Thanks for answer. Probably we cannot understand and misunderstand the concept of final judgement, I think we will do, but now we cannot, probably for eternity our will will become fixed in something, God or outside God, and this is a rational thing, because the time must stop, if not, the rationality of the world like to be governed by a law, unconscious. Our will will be fixed after judgement, even if we will it or not. Eternal hell or eternal heaven, and if eternal hell and eternal fix of the will dint exist, time and life and earthly life don’t have any meaning and are total without rationality…
 
I don’t think that eternity (state of Heaven) means that time stops and we freeze. It is the state of experiencing everything possible. If experiencing eternity is ever possible we are still are free to do other ever possible things.

Moreover, I think we understand the situation well. There is contradiction in here.
 
Yea. We cannot probably repent after a time (or with very much efforts, the proud man consider himself not a great sinned) in this life and afterlife and after final judgement, very probably because our mind can’t remain the same, when we lost our capacity to think to God, to love Him, to fight against passions, we don’t have same power, we lose, we go down, probably even to totally deform the Reality of God… Probably hell must exist because man is free, and time to have purpose, and fight against passions to have meaning… I think people in hell doesn’t even think to God, because their mind don’t remain same, in same healthy…
 
And also I think that this is the process of lost of soul: first don’t want to repent, and second: cannot repent.
 
I cannot understand - how and why- our free will can become eternally be fixed on good or evil, and still be free…
There is a particular judgment after which the will is not free to choose.

Hebrews 9: 27-28
Just as it is appointed that human beings die once, and after this the judgment, so also Christ, offered once to take away the sins of many, will appear a second time, not to take away sin but to bring salvation to those who eagerly await him.
Catechism
1741 Liberation and salvation . By his glorious Cross Christ has won salvation for all men. He redeemed them from the sin that held them in bondage. "For freedom Christ has set us free."34 In him we have communion with the "truth that makes us free."35 The Holy Spirit has been given to us and, as the Apostle teaches, "Where the Spirit of the Lord is, there is freedom."36 Already we glory in the "liberty of the children of God."37

1021 Death puts an end to human life as the time open to either accepting or rejecting the divine grace manifested in Christ [592] …

[592] Cf. 2 Tim 1:9-10

9 He saved us and called us to a holy life, not according to our works but according to his own design and the grace bestowed on us in Christ Jesus before time began, 10 but now made manifest through the appearance of our savior Christ Jesus, who destroyed death and brought life and immortality to light through the gospel,
1874 To choose deliberately - that is, both knowing it and willing it - something gravely contrary to the divine law and to the ultimate end of man is to commit a mortal sin. This destroys in us the charity without which eternal beatitude is impossible. Unrepented, it brings eternal death.
 
Our free will is already eternally fixed on the “good” and continues to do so after death. Our intellect, with the help of grace, discerns the real good from the merely apparent good.

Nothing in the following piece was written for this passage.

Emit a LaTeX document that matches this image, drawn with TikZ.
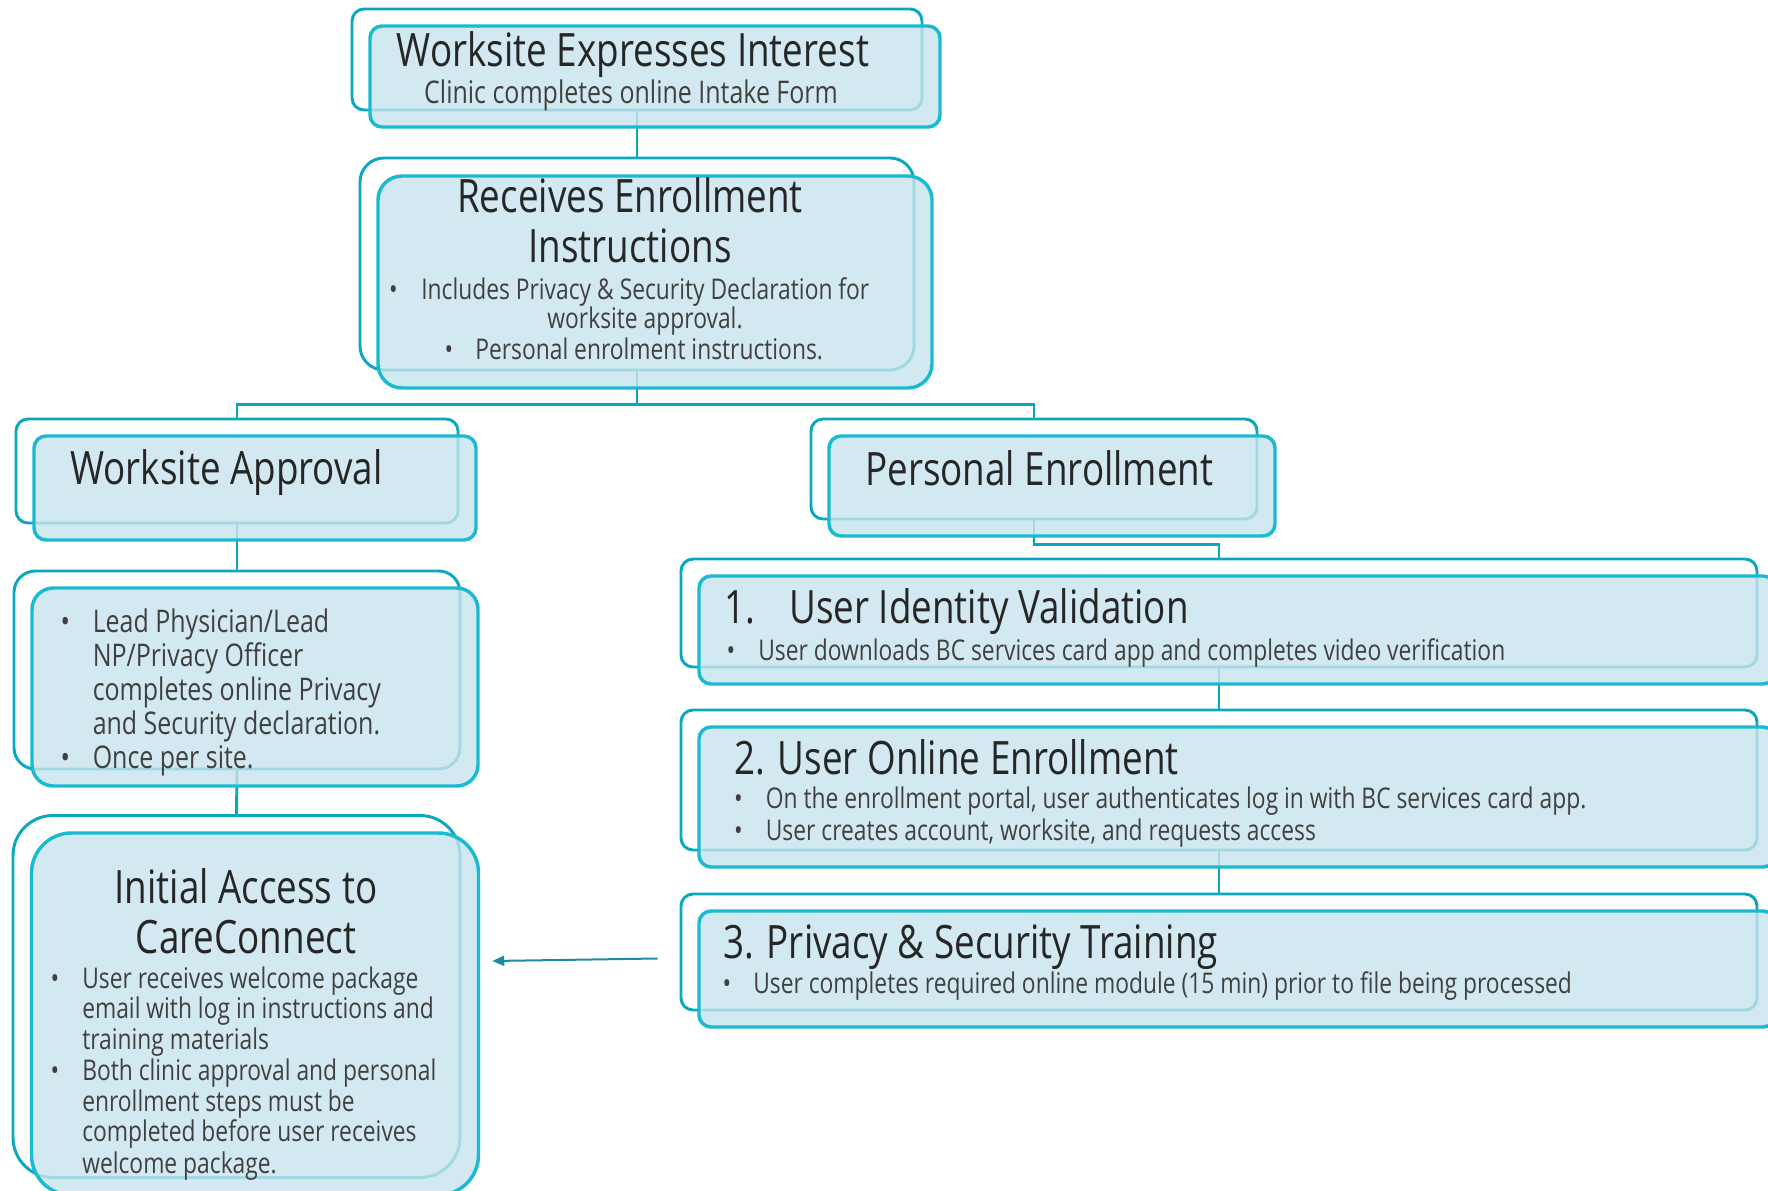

If we reject God’s grace then we choose evil, the merely apparent but not real good. In time, we may remedy our prior evil rejections of grace through repentance and conversion. At the end of time, so to speak, our time is up.

The disposition of our soul through faith to habitually choose the real good at our death now becomes the disposition to choose the good, no longer through the grace of faith, but through the direct knowledge of Goodness itself, the Beatific Vision. Free will persists in heaven.